* **EXERCISE DESCRIPTION**:
Set down, exactly as written, the lines from the top of the data to the line that holds "fill=False, edgecolor='#D9D9D9', linewidth=1))", and omit the pictures.
— START EXERCISE INPUT —
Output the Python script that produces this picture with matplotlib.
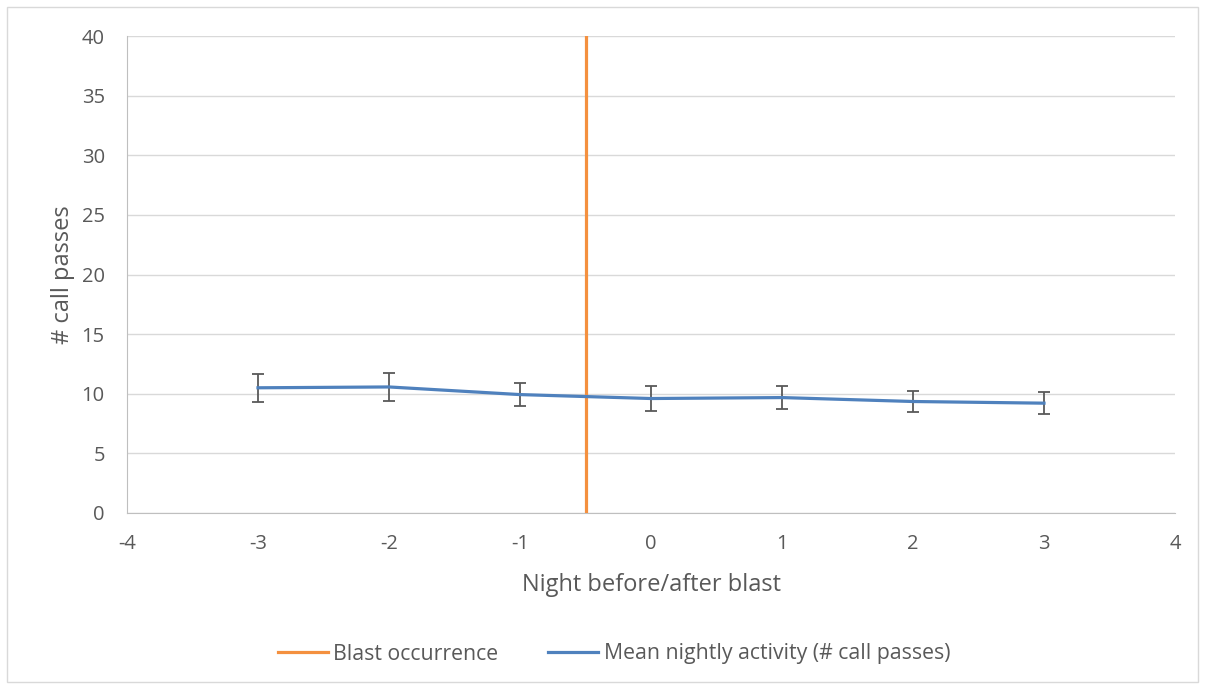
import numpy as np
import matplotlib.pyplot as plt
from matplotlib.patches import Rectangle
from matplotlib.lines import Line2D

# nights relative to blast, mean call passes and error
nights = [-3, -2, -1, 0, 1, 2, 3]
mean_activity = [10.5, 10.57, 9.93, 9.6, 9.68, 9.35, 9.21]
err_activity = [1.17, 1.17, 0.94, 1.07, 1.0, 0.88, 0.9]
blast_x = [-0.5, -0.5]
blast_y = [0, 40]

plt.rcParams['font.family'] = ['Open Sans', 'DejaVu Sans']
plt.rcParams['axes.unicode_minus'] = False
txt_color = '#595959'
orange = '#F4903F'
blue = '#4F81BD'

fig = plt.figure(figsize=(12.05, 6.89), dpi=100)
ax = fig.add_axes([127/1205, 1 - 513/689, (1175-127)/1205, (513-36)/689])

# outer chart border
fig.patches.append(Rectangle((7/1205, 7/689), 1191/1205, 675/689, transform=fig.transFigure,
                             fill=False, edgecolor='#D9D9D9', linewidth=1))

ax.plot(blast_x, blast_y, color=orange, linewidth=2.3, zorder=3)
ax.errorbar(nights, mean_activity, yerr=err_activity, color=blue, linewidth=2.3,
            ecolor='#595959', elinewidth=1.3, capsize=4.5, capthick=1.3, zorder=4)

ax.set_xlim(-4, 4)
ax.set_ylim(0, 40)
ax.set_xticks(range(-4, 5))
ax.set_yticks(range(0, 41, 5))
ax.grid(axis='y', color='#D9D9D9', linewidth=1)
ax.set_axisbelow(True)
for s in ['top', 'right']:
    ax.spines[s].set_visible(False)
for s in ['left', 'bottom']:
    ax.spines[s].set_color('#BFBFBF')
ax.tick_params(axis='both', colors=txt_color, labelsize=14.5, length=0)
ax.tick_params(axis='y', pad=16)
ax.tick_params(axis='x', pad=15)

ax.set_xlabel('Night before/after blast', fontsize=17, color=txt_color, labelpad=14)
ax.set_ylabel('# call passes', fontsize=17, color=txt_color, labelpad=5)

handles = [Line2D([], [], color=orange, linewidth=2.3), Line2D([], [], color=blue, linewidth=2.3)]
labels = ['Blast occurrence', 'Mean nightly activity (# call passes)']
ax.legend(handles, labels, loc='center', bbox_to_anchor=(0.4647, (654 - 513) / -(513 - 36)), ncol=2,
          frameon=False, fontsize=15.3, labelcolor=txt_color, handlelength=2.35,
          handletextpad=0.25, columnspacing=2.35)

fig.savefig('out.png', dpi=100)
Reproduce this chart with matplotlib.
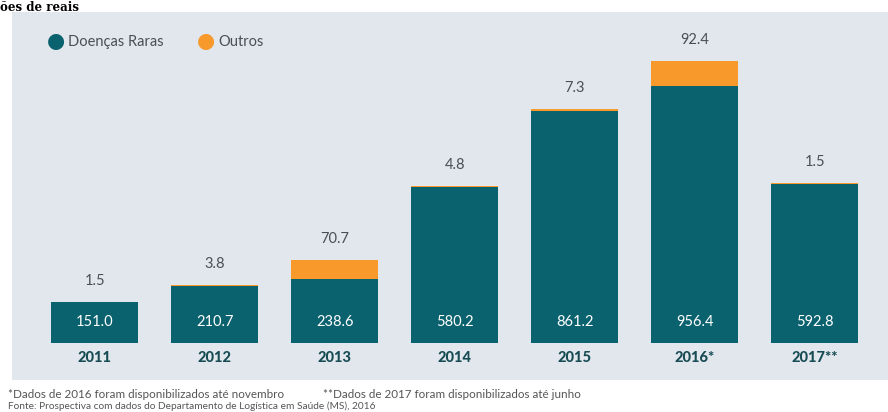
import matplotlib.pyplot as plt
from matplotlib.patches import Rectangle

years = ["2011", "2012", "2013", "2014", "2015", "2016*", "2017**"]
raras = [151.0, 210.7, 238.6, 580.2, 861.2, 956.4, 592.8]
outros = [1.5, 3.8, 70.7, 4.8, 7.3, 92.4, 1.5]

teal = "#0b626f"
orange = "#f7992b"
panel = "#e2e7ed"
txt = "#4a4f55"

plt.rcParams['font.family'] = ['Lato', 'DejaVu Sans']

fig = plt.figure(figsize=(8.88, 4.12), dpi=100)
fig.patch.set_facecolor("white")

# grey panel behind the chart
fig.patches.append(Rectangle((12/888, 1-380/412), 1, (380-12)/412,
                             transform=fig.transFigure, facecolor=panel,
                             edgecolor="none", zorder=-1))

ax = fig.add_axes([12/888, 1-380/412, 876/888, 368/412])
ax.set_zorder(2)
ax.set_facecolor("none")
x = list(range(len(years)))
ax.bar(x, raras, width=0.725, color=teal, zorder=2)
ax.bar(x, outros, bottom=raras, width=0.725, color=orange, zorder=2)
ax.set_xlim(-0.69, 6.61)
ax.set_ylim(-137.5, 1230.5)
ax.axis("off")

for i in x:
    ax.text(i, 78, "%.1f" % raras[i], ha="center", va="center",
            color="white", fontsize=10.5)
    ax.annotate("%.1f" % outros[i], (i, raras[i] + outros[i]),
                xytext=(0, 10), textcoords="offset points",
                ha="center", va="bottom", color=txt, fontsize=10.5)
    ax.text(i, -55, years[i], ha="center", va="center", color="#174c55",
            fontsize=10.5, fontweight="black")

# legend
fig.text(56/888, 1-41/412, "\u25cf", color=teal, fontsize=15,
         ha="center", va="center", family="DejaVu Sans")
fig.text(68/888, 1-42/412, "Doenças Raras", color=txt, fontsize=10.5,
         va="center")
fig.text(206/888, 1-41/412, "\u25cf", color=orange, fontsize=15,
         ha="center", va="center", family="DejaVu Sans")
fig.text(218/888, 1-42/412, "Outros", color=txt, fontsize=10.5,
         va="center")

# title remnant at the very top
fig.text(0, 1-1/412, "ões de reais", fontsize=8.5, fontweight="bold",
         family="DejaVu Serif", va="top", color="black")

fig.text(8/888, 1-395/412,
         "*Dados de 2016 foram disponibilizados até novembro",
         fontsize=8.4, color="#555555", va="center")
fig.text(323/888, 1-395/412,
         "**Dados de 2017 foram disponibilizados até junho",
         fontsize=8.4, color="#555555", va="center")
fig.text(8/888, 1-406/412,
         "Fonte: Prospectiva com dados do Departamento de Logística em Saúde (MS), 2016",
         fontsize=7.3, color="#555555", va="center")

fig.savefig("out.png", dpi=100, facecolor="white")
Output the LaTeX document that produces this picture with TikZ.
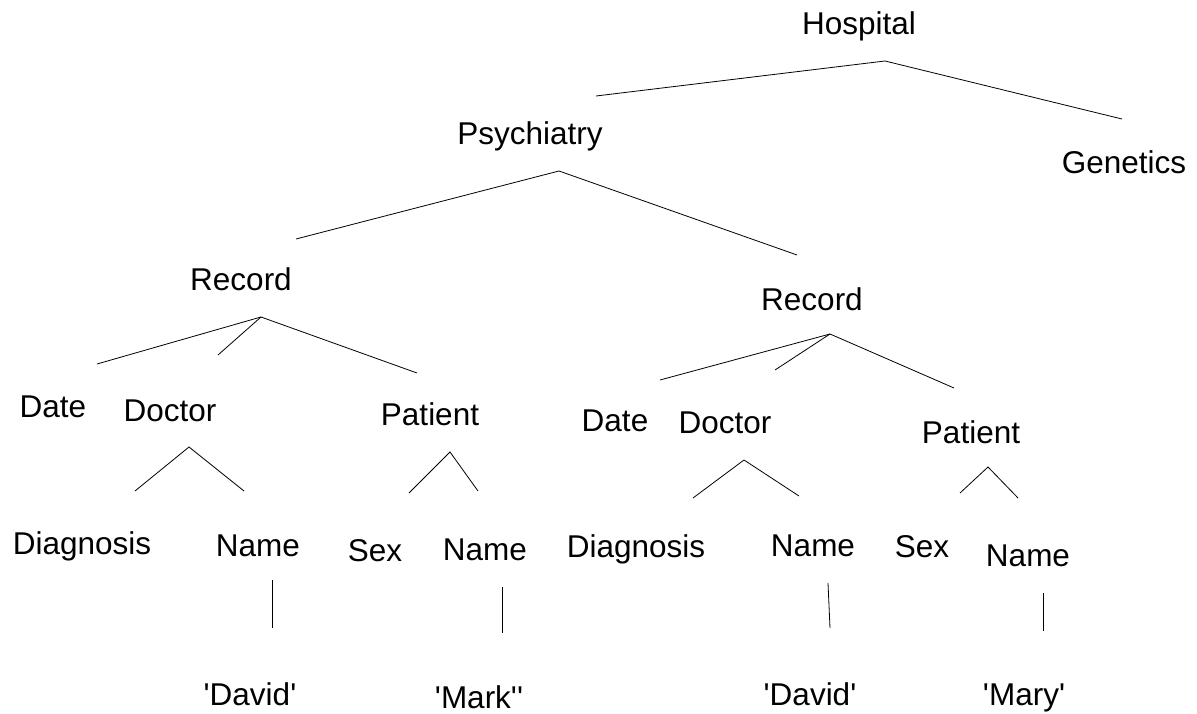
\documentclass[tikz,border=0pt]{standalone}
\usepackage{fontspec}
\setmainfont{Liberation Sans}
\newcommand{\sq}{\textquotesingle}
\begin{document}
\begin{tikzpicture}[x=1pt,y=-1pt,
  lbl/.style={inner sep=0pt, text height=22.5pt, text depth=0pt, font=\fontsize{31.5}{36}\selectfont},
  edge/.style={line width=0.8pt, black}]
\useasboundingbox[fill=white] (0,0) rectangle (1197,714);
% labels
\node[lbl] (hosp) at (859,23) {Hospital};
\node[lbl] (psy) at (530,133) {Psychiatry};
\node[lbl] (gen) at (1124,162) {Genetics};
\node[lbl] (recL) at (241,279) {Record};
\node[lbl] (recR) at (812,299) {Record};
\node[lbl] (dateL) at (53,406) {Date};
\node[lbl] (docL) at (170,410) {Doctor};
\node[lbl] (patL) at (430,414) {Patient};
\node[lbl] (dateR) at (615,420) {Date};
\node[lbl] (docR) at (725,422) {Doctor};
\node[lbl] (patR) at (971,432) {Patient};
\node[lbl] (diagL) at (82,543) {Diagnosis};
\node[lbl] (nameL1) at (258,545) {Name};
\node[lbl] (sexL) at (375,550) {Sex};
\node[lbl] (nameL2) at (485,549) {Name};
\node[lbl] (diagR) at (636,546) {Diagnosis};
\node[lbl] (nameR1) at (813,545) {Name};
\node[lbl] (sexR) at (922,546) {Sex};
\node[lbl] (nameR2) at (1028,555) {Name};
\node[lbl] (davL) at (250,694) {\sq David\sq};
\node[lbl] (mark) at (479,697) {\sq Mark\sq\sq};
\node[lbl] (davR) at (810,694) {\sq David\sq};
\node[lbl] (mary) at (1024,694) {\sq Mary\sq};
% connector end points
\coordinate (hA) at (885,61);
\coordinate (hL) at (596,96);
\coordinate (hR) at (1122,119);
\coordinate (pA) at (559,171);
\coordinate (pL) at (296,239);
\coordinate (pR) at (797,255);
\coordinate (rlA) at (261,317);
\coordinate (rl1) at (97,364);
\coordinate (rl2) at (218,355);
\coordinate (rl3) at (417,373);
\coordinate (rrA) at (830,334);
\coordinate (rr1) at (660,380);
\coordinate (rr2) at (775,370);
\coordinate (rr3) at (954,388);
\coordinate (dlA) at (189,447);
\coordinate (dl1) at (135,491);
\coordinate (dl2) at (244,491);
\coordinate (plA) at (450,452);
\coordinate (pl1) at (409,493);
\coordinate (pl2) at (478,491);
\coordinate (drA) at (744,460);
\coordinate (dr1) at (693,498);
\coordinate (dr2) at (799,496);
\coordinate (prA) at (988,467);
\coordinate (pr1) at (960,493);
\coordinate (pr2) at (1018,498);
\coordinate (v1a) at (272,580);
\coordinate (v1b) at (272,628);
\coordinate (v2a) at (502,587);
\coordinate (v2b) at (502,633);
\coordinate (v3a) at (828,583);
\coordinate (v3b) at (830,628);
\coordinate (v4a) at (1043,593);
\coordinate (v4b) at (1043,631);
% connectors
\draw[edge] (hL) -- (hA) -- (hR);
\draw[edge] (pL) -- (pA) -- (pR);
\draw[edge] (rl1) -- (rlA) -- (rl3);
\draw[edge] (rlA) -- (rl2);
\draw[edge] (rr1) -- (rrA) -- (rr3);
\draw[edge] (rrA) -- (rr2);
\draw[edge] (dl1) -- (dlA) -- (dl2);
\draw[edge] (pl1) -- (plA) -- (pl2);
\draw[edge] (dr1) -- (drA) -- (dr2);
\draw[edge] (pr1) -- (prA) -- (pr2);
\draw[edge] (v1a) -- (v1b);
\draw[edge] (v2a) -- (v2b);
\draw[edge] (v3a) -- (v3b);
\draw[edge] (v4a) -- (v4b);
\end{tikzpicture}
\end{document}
— END EXERCISE INPUT —
* **RESULT BELOW**:
Output the Python script that produces this picture with matplotlib.
import numpy as np
import matplotlib.pyplot as plt
from matplotlib.patches import Rectangle
from matplotlib.lines import Line2D

# nights relative to blast, mean call passes and error
nights = [-3, -2, -1, 0, 1, 2, 3]
mean_activity = [10.5, 10.57, 9.93, 9.6, 9.68, 9.35, 9.21]
err_activity = [1.17, 1.17, 0.94, 1.07, 1.0, 0.88, 0.9]
blast_x = [-0.5, -0.5]
blast_y = [0, 40]

plt.rcParams['font.family'] = ['Open Sans', 'DejaVu Sans']
plt.rcParams['axes.unicode_minus'] = False
txt_color = '#595959'
orange = '#F4903F'
blue = '#4F81BD'

fig = plt.figure(figsize=(12.05, 6.89), dpi=100)
ax = fig.add_axes([127/1205, 1 - 513/689, (1175-127)/1205, (513-36)/689])

# outer chart border
fig.patches.append(Rectangle((7/1205, 7/689), 1191/1205, 675/689, transform=fig.transFigure,
                             fill=False, edgecolor='#D9D9D9', linewidth=1))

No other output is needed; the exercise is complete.